-- START DATA SHOWN --

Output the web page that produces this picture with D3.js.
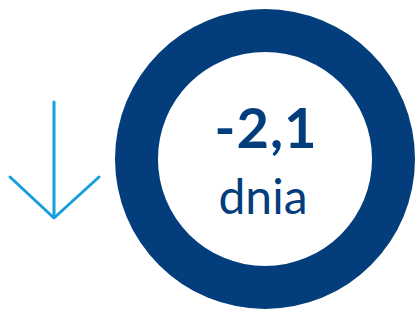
<!DOCTYPE html>
<html>
<head>
<meta charset="utf-8">
<script src="https://cdn.jsdelivr.net/npm/d3@7"></script>
<style>
  body { margin: 0; background: #fff; }
</style>
</head>
<body>
<div id="chart"></div>
<script>
// dane
const values = [-2.1]
const units = ["dnia"]
const ringShare = [1]

const width = 415
const height = 309
const cx = 265, cy = 159

const svg = d3.select("#chart").append("svg")
    .attr("width", width)
    .attr("height", height)

// pierscien
const pie = d3.pie().sort(null)
const arc = d3.arc().innerRadius(107).outerRadius(150)

svg.append("g")
    .attr("transform", "translate(" + cx + "," + cy + ")")
    .selectAll("path")
    .data(pie(ringShare))
    .enter()
    .append("path")
    .attr("d", arc)
    .attr("fill", "#033d7c")

// strzalka w dol
const arrow = svg.append("g")
    .attr("fill", "none")
    .attr("stroke", "#159fdb")
    .attr("stroke-width", 3)
    .attr("stroke-linecap", "round")
    .attr("stroke-linejoin", "round")
arrow.append("line").attr("x1", 54).attr("y1", 102).attr("x2", 54).attr("y2", 217)
arrow.append("polyline").attr("points", "10,177 54,218 99,177")

const fmt = v => d3.format(".1f")(v).replace(".", ",").replace("\u2212", "-")

svg.append("text")
    .attr("x", cx + 1).attr("y", 148)
    .attr("text-anchor", "middle")
    .attr("font-family", "Lato, sans-serif")
    .attr("font-weight", "bold")
    .attr("font-size", 56)
    .attr("letter-spacing", 1)
    .attr("fill", "#033d7c")
    .text(fmt(values[0]))

svg.append("text")
    .attr("x", cx - 2).attr("y", 214)
    .attr("text-anchor", "middle")
    .attr("font-family", "Lato, sans-serif")
    .attr("font-size", 48)
    .attr("fill", "#033d7c")
    .text(units[0])
</script>
</body>
</html>
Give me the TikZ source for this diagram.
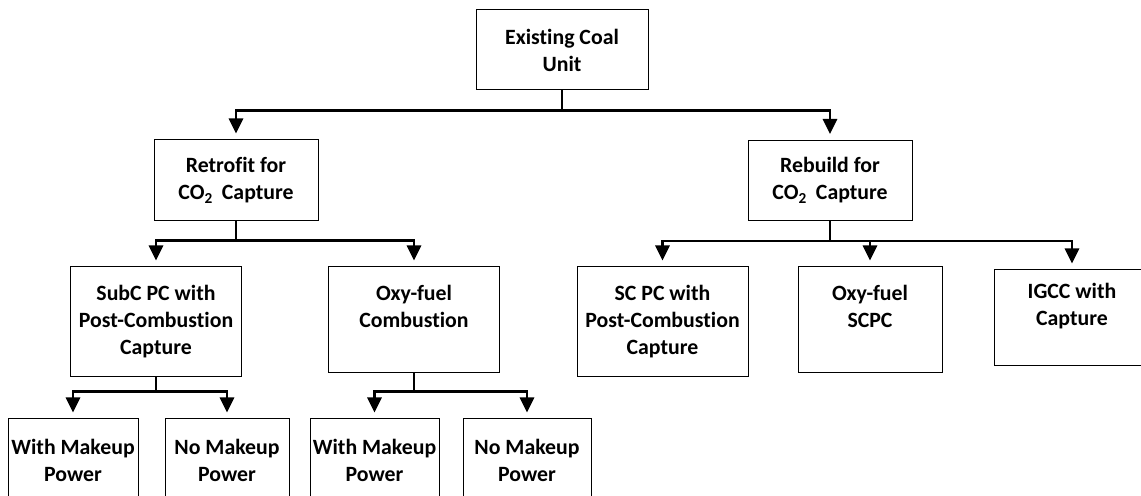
\documentclass[tikz,border=0pt]{standalone}
\usepackage{fontspec}
\setmainfont{Carlito}[Ligatures=NoCommon]
\usetikzlibrary{positioning, arrows.meta}

\begin{document}
\begin{tikzpicture}[
   x=0.5pt, y=-0.5pt,
   box/.style={draw, line width=0.5pt, align=center, inner sep=0pt,
         font=\bfseries\fontsize{10.9}{13.5}\selectfont, minimum height=40pt},
   opt/.style={box, minimum width=85.5pt, minimum height=55pt},
   leaf/.style={box, minimum height=41pt},
   wire/.style={line width=1.4pt},
   arr/.style={wire, -{Triangle[width=7pt, length=7.5pt]}, shorten >=3pt},
  ]
  \useasboundingbox (0,0) rectangle (1141,496);
  \clip (0,0) rectangle (1141,496);

  \node[box, minimum width=86pt] (unit) at (562,50) {Existing Coal\\Unit};
  \node[box, minimum width=82pt, minimum height=40.5pt] (retro) at (236,180.5)
    {Retrofit for\\CO\textsubscript{2}\hspace{0.4em}Capture};
  \node[box, minimum width=82pt] (rebuild) at (830,180.5)
    {Rebuild for\\CO\textsubscript{2}\hspace{0.4em}Capture};

  \node[opt] (subc) at (156,322) {SubC PC with\\Post-Combustion\\Capture};
  \node[opt, minimum height=53pt] (oxyc) at (414,320) {Oxy-fuel\\Combustion\\\mbox{}};
  \node[opt] (scpc) at (662.5,322) {SC PC with\\Post-Combustion\\Capture};
  \node[opt, minimum width=72pt, minimum height=53pt] (oxysc) at (870,320) {Oxy-fuel\\SCPC\\\mbox{}};
  \node[opt, minimum width=78pt, minimum height=48pt] (igcc) at (1072,318) {IGCC with\\Capture\\\mbox{}};

  \node[leaf, minimum width=65pt] (submk) at (73,460) {With Makeup\\Power};
  \node[leaf, minimum width=62pt] (subnm) at (227,460) {No Makeup\\Power};
  \node[leaf, minimum width=64.5pt] (oxymk) at (374.5,460) {With Makeup\\Power};
  \node[leaf, minimum width=64pt] (oxynm) at (527,460) {No Makeup\\Power};

  \draw[wire] (unit.south) -- ++(0,20) coordinate (bus1);
  \draw[arr] (bus1) -| (retro.north);
  \draw[arr] (bus1) -| (rebuild.north);

  \draw[wire] (retro.south) -- ++(0,19) coordinate (bus2);
  \draw[arr] (bus2) -| (subc.north);
  \draw[arr] (bus2) -| (oxyc.north);

  \draw[wire] (rebuild.south) -- ++(0,20) coordinate (bus3);
  \foreach \n in {scpc, oxysc, igcc}
    \draw[arr] (bus3) -| (\n.north);

  \draw[wire] (subc.south) -- ++(0,14) coordinate (bus4);
  \draw[arr] (bus4) -| (submk.north);
  \draw[arr] (bus4) -| (subnm.north);

  \draw[wire] (oxyc.south) -- ++(0,18) coordinate (bus5);
  \draw[arr] (bus5) -| (oxymk.north);
  \draw[arr] (bus5) -| (oxynm.north);
\end{tikzpicture}
\end{document}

-- END DATA SHOWN --

» AIM OF THE EXERCISE
All entries are to be retyped exactly. Omit any embedded images.

» FULL RESPONSE
Output the web page that produces this picture with D3.js.
<!DOCTYPE html>
<html>
<head>
<meta charset="utf-8">
<script src="https://cdn.jsdelivr.net/npm/d3@7"></script>
<style>
  body { margin: 0; background: #fff; }
</style>
</head>
<body>
<div id="chart"></div>
<script>
// dane
const values = [-2.1]
const units = ["dnia"]
const ringShare = [1]

const width = 415
const height = 309
const cx = 265, cy = 159

const svg = d3.select("#chart").append("svg")
    .attr("width", width)
    .attr("height", height)

// pierscien
const pie = d3.pie().sort(null)
const arc = d3.arc().innerRadius(107).outerRadius(150)

svg.append("g")
    .attr("transform", "translate(" + cx + "," + cy + ")")
    .selectAll("path")
    .data(pie(ringShare))
    .enter()
    .append("path")
    .attr("d", arc)
    .attr("fill", "#033d7c")

// strzalka w dol
const arrow = svg.append("g")
    .attr("fill", "none")
    .attr("stroke", "#159fdb")
    .attr("stroke-width", 3)
    .attr("stroke-linecap", "round")
    .attr("stroke-linejoin", "round")
arrow.append("line").attr("x1", 54).attr("y1", 102).attr("x2", 54).attr("y2", 217)
arrow.append("polyline").attr("points", "10,177 54,218 99,177")

const fmt = v => d3.format(".1f")(v).replace(".", ",").replace("\u2212", "-")

svg.append("text")
    .attr("x", cx + 1).attr("y", 148)
    .attr("text-anchor", "middle")
    .attr("font-family", "Lato, sans-serif")
    .attr("font-weight", "bold")
    .attr("font-size", 56)
    .attr("letter-spacing", 1)
    .attr("fill", "#033d7c")
    .text(fmt(values[0]))

svg.append("text")
    .attr("x", cx - 2).attr("y", 214)
    .attr("text-anchor", "middle")
    .attr("font-family", "Lato, sans-serif")
    .attr("font-size", 48)
    .attr("fill", "#033d7c")
    .text(units[0])
</script>
</body>
</html>
Give me the TikZ source for this diagram.
\documentclass[tikz,border=0pt]{standalone}
\usepackage{fontspec}
\setmainfont{Carlito}[Ligatures=NoCommon]
\usetikzlibrary{positioning, arrows.meta}

\begin{document}
\begin{tikzpicture}[
   x=0.5pt, y=-0.5pt,
   box/.style={draw, line width=0.5pt, align=center, inner sep=0pt,
         font=\bfseries\fontsize{10.9}{13.5}\selectfont, minimum height=40pt},
   opt/.style={box, minimum width=85.5pt, minimum height=55pt},
   leaf/.style={box, minimum height=41pt},
   wire/.style={line width=1.4pt},
   arr/.style={wire, -{Triangle[width=7pt, length=7.5pt]}, shorten >=3pt},
  ]
  \useasboundingbox (0,0) rectangle (1141,496);
  \clip (0,0) rectangle (1141,496);

  \node[box, minimum width=86pt] (unit) at (562,50) {Existing Coal\\Unit};
  \node[box, minimum width=82pt, minimum height=40.5pt] (retro) at (236,180.5)
    {Retrofit for\\CO\textsubscript{2}\hspace{0.4em}Capture};
  \node[box, minimum width=82pt] (rebuild) at (830,180.5)
    {Rebuild for\\CO\textsubscript{2}\hspace{0.4em}Capture};

  \node[opt] (subc) at (156,322) {SubC PC with\\Post-Combustion\\Capture};
  \node[opt, minimum height=53pt] (oxyc) at (414,320) {Oxy-fuel\\Combustion\\\mbox{}};
  \node[opt] (scpc) at (662.5,322) {SC PC with\\Post-Combustion\\Capture};
  \node[opt, minimum width=72pt, minimum height=53pt] (oxysc) at (870,320) {Oxy-fuel\\SCPC\\\mbox{}};
  \node[opt, minimum width=78pt, minimum height=48pt] (igcc) at (1072,318) {IGCC with\\Capture\\\mbox{}};

  \node[leaf, minimum width=65pt] (submk) at (73,460) {With Makeup\\Power};
  \node[leaf, minimum width=62pt] (subnm) at (227,460) {No Makeup\\Power};
  \node[leaf, minimum width=64.5pt] (oxymk) at (374.5,460) {With Makeup\\Power};
  \node[leaf, minimum width=64pt] (oxynm) at (527,460) {No Makeup\\Power};

  \draw[wire] (unit.south) -- ++(0,20) coordinate (bus1);
  \draw[arr] (bus1) -| (retro.north);
  \draw[arr] (bus1) -| (rebuild.north);

  \draw[wire] (retro.south) -- ++(0,19) coordinate (bus2);
  \draw[arr] (bus2) -| (subc.north);
  \draw[arr] (bus2) -| (oxyc.north);

  \draw[wire] (rebuild.south) -- ++(0,20) coordinate (bus3);
  \foreach \n in {scpc, oxysc, igcc}
    \draw[arr] (bus3) -| (\n.north);

  \draw[wire] (subc.south) -- ++(0,14) coordinate (bus4);
  \draw[arr] (bus4) -| (submk.north);
  \draw[arr] (bus4) -| (subnm.north);

  \draw[wire] (oxyc.south) -- ++(0,18) coordinate (bus5);
  \draw[arr] (bus5) -| (oxymk.north);
  \draw[arr] (bus5) -| (oxynm.north);
\end{tikzpicture}
\end{document}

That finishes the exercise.